- **Problem requirements**
Return exactly and only these lines: the first of the listing through the one containing "-0.15, -0.12, -0.12];".

- **Available records**
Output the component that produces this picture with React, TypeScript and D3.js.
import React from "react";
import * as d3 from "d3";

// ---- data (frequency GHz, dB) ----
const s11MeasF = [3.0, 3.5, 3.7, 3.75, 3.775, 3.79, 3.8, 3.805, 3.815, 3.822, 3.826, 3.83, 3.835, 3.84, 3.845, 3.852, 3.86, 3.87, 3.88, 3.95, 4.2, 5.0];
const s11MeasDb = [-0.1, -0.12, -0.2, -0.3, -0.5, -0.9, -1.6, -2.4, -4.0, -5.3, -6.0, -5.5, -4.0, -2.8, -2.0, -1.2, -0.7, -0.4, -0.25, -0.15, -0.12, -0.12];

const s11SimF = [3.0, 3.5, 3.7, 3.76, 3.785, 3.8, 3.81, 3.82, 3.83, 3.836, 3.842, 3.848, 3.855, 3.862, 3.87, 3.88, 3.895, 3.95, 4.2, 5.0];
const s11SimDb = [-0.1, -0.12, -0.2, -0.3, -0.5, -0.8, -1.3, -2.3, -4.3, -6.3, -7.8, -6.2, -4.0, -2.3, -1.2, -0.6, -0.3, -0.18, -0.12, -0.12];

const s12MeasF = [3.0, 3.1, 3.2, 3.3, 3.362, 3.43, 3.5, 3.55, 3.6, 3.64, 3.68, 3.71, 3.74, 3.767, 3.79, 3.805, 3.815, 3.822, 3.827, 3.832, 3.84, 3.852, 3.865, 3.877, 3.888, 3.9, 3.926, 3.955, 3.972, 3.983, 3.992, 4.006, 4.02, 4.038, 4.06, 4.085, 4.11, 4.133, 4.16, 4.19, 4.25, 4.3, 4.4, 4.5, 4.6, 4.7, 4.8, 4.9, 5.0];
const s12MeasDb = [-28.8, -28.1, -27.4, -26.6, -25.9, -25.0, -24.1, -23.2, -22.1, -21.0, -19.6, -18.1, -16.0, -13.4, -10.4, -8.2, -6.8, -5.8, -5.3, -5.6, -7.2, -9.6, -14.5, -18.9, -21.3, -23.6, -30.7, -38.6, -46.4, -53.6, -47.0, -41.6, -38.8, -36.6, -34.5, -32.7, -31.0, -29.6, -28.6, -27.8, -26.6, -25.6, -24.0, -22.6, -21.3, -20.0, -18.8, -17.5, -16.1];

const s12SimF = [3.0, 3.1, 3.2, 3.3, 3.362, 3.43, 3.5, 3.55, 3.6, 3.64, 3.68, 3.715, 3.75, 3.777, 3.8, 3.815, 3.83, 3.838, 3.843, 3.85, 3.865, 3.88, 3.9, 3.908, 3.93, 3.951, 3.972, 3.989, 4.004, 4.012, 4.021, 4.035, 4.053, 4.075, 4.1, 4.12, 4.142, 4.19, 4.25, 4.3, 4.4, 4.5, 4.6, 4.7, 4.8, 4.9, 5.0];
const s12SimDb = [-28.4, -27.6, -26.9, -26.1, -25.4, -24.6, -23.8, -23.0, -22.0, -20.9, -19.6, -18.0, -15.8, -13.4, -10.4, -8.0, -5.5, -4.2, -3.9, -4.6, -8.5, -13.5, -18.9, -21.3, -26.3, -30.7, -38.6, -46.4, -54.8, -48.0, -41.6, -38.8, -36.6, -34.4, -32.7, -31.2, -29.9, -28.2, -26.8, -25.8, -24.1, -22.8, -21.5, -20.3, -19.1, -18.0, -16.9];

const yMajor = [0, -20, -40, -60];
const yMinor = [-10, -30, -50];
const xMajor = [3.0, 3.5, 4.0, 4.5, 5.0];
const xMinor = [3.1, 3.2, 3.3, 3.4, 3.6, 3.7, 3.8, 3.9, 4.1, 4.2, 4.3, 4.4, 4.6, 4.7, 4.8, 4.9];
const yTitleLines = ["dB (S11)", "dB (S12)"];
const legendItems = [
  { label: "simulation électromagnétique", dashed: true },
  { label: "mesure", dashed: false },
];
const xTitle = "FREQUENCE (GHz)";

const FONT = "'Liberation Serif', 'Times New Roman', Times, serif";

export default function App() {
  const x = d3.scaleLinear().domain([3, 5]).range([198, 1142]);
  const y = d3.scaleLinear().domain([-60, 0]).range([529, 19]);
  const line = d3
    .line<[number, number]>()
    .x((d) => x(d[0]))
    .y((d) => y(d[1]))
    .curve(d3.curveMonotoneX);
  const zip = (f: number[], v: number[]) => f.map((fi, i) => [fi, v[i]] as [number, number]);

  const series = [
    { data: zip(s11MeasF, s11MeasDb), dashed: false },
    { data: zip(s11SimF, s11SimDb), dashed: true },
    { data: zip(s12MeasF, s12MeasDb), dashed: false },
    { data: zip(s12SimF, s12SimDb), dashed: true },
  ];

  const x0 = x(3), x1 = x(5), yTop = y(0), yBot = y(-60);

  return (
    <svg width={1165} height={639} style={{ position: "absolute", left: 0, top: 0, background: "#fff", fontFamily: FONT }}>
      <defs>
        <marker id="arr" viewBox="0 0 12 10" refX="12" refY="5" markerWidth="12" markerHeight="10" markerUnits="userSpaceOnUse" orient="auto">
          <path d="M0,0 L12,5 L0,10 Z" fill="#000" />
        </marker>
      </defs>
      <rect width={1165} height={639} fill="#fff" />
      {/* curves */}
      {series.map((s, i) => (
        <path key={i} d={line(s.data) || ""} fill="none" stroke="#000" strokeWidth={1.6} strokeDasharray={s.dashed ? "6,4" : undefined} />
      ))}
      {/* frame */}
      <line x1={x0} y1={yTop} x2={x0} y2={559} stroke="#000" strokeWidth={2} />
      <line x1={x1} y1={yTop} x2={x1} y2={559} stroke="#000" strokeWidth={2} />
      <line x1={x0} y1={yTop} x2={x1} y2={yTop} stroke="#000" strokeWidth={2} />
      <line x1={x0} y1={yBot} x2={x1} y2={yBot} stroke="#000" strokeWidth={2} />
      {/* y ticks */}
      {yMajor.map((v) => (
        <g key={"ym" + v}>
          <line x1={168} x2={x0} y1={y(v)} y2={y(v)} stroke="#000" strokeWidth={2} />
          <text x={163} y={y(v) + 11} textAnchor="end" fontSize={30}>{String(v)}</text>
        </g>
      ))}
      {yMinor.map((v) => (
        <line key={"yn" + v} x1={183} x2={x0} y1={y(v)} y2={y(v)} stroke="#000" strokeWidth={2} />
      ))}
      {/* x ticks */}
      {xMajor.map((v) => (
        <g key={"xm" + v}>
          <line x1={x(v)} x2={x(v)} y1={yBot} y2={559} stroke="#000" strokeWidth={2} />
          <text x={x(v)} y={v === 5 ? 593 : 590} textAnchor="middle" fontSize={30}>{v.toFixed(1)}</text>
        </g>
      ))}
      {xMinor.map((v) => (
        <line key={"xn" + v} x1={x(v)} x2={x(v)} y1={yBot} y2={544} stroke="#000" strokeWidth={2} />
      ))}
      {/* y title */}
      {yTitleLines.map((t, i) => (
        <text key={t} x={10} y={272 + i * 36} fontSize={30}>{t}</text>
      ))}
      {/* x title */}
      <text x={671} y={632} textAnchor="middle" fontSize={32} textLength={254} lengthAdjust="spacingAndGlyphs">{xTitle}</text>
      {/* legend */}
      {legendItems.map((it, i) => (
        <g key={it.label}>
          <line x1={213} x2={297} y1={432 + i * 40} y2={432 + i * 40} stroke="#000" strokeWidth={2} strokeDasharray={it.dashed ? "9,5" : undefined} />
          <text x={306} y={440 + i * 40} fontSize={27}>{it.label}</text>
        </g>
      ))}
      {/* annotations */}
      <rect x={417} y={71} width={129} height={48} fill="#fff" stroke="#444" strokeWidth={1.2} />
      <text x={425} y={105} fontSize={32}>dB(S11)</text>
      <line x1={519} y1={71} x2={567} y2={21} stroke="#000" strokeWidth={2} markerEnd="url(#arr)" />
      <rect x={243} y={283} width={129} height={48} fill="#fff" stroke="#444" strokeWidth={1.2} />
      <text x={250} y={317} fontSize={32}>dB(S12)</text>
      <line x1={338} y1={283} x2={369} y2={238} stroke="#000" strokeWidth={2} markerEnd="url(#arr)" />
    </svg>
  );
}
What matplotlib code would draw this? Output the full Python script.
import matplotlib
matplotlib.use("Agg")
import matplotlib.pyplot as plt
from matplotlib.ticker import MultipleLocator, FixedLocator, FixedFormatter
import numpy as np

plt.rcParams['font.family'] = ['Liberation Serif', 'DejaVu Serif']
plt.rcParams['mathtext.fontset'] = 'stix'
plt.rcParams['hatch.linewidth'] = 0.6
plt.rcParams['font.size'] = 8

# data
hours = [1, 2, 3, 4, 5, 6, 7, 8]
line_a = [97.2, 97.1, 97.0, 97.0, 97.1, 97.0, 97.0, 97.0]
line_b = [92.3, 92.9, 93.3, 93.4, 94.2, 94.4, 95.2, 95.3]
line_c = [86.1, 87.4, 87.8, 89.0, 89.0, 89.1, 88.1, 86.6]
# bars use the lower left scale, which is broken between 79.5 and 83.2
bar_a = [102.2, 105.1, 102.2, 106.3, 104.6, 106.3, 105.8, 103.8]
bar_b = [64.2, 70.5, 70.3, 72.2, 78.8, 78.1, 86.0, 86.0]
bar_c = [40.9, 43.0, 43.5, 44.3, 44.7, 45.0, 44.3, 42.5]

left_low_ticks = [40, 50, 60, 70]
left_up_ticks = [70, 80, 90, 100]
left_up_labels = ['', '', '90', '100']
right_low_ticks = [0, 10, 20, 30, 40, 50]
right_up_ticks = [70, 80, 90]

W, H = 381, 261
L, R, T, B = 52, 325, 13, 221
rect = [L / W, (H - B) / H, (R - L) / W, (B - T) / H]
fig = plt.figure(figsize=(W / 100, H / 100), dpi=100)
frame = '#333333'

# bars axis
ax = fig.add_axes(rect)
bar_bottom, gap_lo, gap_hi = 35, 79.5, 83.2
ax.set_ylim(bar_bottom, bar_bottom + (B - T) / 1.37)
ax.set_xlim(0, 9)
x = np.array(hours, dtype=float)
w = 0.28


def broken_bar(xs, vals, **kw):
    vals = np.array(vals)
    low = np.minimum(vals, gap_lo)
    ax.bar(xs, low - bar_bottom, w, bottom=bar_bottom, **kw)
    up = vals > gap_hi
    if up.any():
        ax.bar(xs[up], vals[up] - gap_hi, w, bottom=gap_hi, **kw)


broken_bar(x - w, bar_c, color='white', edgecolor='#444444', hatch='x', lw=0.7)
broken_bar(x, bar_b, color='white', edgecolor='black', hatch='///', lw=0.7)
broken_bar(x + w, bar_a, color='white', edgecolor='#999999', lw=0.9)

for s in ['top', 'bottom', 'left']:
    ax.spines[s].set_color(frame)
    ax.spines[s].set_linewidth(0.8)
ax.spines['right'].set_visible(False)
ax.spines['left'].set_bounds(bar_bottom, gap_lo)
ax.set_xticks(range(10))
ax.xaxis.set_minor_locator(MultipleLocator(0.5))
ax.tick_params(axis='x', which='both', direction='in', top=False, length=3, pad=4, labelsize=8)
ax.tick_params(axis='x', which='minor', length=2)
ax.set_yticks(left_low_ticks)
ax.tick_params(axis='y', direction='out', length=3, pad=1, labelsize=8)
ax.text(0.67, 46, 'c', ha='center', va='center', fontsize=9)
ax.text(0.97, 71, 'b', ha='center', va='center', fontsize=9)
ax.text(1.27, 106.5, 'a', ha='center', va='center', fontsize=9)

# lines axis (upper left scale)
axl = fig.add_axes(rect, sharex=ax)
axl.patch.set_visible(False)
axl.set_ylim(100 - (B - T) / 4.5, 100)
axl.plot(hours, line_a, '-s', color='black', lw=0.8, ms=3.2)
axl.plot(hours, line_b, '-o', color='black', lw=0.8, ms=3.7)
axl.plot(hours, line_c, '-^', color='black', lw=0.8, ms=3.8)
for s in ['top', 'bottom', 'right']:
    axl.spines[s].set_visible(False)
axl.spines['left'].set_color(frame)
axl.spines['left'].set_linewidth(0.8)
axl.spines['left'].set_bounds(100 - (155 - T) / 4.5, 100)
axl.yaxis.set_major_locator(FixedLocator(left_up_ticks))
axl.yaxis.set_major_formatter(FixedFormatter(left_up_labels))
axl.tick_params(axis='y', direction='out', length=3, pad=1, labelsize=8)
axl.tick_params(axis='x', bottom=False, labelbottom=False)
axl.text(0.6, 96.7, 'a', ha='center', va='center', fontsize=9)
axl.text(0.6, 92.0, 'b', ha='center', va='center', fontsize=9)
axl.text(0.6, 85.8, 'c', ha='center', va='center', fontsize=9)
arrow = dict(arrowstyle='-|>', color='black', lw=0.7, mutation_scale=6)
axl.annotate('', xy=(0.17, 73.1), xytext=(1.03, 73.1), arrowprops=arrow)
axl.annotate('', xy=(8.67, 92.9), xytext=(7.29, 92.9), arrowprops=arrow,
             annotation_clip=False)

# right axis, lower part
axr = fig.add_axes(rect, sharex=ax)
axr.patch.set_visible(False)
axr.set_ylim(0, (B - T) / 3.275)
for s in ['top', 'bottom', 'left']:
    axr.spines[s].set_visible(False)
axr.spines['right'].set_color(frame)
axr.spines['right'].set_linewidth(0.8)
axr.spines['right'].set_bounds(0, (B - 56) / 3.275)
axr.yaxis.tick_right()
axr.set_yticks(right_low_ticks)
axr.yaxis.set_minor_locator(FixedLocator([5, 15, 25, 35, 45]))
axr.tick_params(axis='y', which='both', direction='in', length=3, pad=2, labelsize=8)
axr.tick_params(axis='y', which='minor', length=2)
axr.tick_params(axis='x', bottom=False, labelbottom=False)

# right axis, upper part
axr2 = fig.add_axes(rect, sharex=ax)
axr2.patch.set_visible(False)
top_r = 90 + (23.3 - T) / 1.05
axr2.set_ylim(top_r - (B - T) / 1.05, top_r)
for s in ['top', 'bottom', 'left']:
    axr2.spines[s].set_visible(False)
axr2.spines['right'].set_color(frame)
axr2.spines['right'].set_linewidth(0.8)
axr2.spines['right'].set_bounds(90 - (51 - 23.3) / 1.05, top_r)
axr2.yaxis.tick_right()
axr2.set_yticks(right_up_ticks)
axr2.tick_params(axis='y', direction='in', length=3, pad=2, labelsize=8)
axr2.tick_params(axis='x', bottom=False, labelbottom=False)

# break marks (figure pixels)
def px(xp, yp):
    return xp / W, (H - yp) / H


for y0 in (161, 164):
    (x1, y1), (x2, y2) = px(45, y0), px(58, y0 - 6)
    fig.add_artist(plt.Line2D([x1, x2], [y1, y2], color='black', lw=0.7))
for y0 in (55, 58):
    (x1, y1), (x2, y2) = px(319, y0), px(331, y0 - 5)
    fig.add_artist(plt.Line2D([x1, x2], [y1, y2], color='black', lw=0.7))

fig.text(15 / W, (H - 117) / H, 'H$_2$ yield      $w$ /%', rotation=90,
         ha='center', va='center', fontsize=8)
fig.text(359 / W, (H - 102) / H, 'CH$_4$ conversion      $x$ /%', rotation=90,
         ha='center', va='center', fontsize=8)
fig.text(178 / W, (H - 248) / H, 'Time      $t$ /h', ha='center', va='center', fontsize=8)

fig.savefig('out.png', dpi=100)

- **Answer to this exercise**
Output the component that produces this picture with React, TypeScript and D3.js.
import React from "react";
import * as d3 from "d3";

// ---- data (frequency GHz, dB) ----
const s11MeasF = [3.0, 3.5, 3.7, 3.75, 3.775, 3.79, 3.8, 3.805, 3.815, 3.822, 3.826, 3.83, 3.835, 3.84, 3.845, 3.852, 3.86, 3.87, 3.88, 3.95, 4.2, 5.0];
const s11MeasDb = [-0.1, -0.12, -0.2, -0.3, -0.5, -0.9, -1.6, -2.4, -4.0, -5.3, -6.0, -5.5, -4.0, -2.8, -2.0, -1.2, -0.7, -0.4, -0.25, -0.15, -0.12, -0.12];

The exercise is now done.